> [YOUR OBJECTIVE] From the first line of the listing below to the line with "(note2) at (1162,241)", print each line exactly, and nothing more. Leave out the pictures.

=-=-=-=-=

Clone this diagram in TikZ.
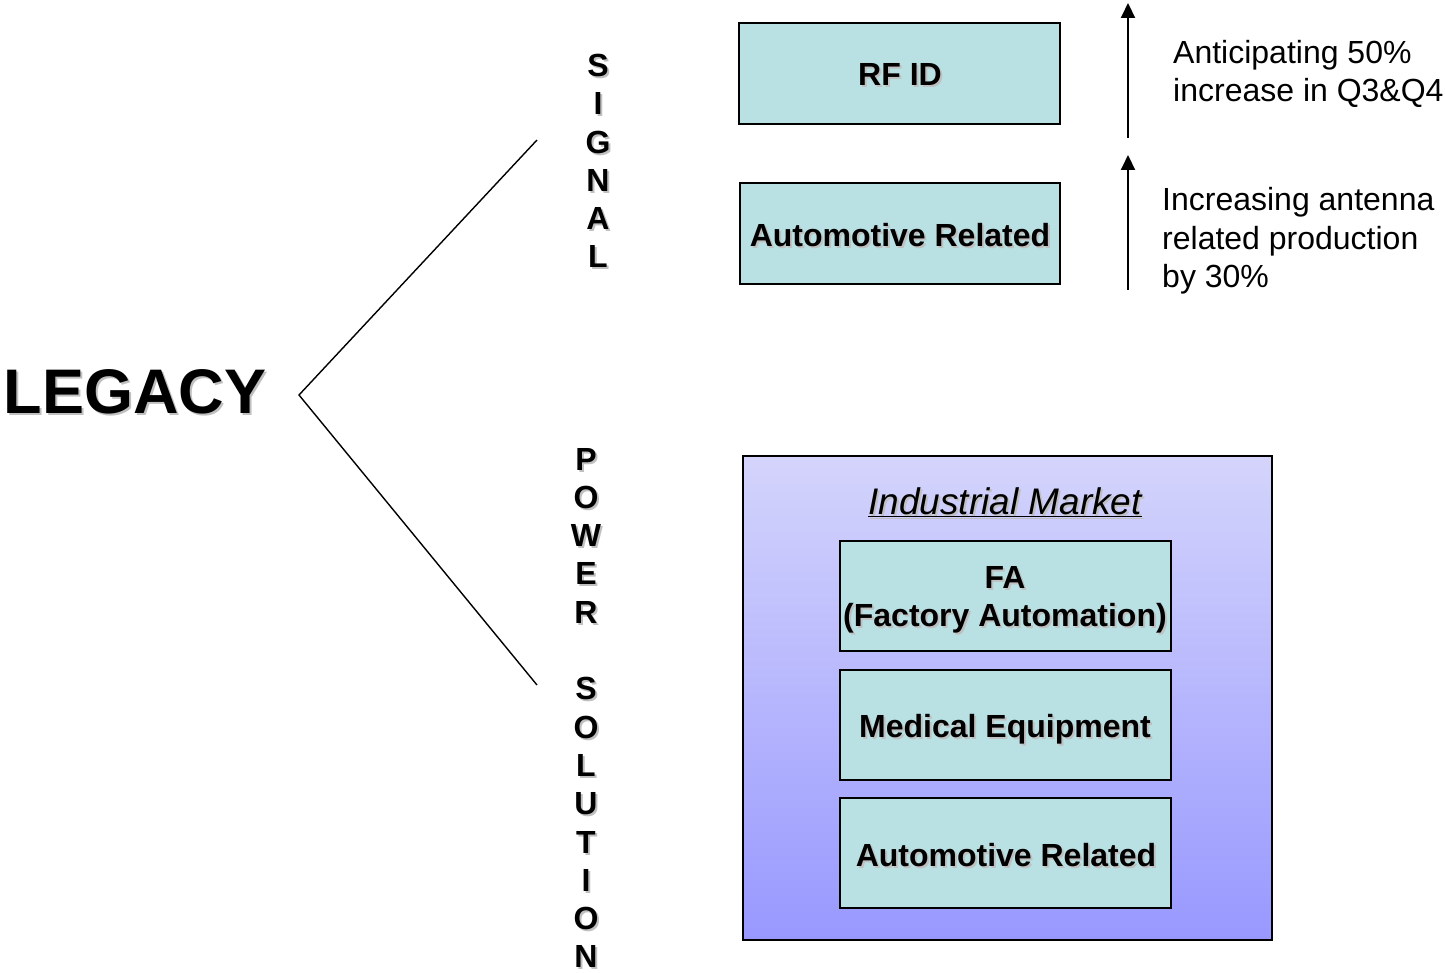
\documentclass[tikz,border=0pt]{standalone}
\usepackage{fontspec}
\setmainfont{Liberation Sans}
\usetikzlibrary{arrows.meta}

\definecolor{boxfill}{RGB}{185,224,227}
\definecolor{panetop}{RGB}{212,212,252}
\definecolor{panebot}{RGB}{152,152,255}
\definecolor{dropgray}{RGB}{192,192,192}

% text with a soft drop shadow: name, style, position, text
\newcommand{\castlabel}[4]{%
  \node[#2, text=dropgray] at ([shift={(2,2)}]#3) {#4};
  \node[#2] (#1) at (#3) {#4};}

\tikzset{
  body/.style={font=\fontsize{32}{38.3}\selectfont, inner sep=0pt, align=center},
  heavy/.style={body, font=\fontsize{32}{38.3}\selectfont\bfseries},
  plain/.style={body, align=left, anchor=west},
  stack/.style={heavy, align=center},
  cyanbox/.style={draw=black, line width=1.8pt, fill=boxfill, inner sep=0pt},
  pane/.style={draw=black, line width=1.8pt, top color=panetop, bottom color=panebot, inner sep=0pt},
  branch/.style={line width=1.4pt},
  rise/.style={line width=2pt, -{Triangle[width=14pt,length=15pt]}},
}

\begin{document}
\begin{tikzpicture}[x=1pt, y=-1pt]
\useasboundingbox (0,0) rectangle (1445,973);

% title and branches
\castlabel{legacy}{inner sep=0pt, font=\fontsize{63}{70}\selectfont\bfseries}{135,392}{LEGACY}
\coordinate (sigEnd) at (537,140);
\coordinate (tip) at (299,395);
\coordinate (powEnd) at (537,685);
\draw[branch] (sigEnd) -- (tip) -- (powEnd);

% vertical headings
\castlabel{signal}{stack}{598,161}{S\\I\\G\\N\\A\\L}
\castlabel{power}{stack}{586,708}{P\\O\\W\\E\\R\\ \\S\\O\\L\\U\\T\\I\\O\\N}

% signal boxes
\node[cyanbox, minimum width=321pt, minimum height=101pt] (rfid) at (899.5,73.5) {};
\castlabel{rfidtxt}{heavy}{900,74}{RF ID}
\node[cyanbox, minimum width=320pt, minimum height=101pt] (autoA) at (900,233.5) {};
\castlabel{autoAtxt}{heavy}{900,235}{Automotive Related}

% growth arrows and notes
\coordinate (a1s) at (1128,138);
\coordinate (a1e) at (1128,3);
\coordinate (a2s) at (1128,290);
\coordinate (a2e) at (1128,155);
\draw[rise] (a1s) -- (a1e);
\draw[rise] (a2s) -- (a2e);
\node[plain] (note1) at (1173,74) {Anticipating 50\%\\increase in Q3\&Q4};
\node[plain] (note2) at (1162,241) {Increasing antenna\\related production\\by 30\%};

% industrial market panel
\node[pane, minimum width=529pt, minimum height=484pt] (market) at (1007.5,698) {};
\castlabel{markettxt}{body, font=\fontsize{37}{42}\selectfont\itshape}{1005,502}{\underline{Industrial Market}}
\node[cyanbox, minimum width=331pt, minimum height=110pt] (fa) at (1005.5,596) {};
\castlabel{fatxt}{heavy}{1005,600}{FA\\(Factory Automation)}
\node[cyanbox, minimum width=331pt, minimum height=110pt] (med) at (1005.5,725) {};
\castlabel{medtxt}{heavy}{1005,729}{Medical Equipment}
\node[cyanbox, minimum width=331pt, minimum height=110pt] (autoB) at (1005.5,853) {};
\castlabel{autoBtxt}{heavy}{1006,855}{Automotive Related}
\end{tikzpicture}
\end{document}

=-=-=-=-=

> [WORKED SOLUTION]
Clone this diagram in TikZ.
\documentclass[tikz,border=0pt]{standalone}
\usepackage{fontspec}
\setmainfont{Liberation Sans}
\usetikzlibrary{arrows.meta}

\definecolor{boxfill}{RGB}{185,224,227}
\definecolor{panetop}{RGB}{212,212,252}
\definecolor{panebot}{RGB}{152,152,255}
\definecolor{dropgray}{RGB}{192,192,192}

% text with a soft drop shadow: name, style, position, text
\newcommand{\castlabel}[4]{%
  \node[#2, text=dropgray] at ([shift={(2,2)}]#3) {#4};
  \node[#2] (#1) at (#3) {#4};}

\tikzset{
  body/.style={font=\fontsize{32}{38.3}\selectfont, inner sep=0pt, align=center},
  heavy/.style={body, font=\fontsize{32}{38.3}\selectfont\bfseries},
  plain/.style={body, align=left, anchor=west},
  stack/.style={heavy, align=center},
  cyanbox/.style={draw=black, line width=1.8pt, fill=boxfill, inner sep=0pt},
  pane/.style={draw=black, line width=1.8pt, top color=panetop, bottom color=panebot, inner sep=0pt},
  branch/.style={line width=1.4pt},
  rise/.style={line width=2pt, -{Triangle[width=14pt,length=15pt]}},
}

\begin{document}
\begin{tikzpicture}[x=1pt, y=-1pt]
\useasboundingbox (0,0) rectangle (1445,973);

% title and branches
\castlabel{legacy}{inner sep=0pt, font=\fontsize{63}{70}\selectfont\bfseries}{135,392}{LEGACY}
\coordinate (sigEnd) at (537,140);
\coordinate (tip) at (299,395);
\coordinate (powEnd) at (537,685);
\draw[branch] (sigEnd) -- (tip) -- (powEnd);

% vertical headings
\castlabel{signal}{stack}{598,161}{S\\I\\G\\N\\A\\L}
\castlabel{power}{stack}{586,708}{P\\O\\W\\E\\R\\ \\S\\O\\L\\U\\T\\I\\O\\N}

% signal boxes
\node[cyanbox, minimum width=321pt, minimum height=101pt] (rfid) at (899.5,73.5) {};
\castlabel{rfidtxt}{heavy}{900,74}{RF ID}
\node[cyanbox, minimum width=320pt, minimum height=101pt] (autoA) at (900,233.5) {};
\castlabel{autoAtxt}{heavy}{900,235}{Automotive Related}

% growth arrows and notes
\coordinate (a1s) at (1128,138);
\coordinate (a1e) at (1128,3);
\coordinate (a2s) at (1128,290);
\coordinate (a2e) at (1128,155);
\draw[rise] (a1s) -- (a1e);
\draw[rise] (a2s) -- (a2e);
\node[plain] (note1) at (1173,74) {Anticipating 50\%\\increase in Q3\&Q4};
\node[plain] (note2) at (1162,241) {Increasing antenna\\related production\\by 30\%};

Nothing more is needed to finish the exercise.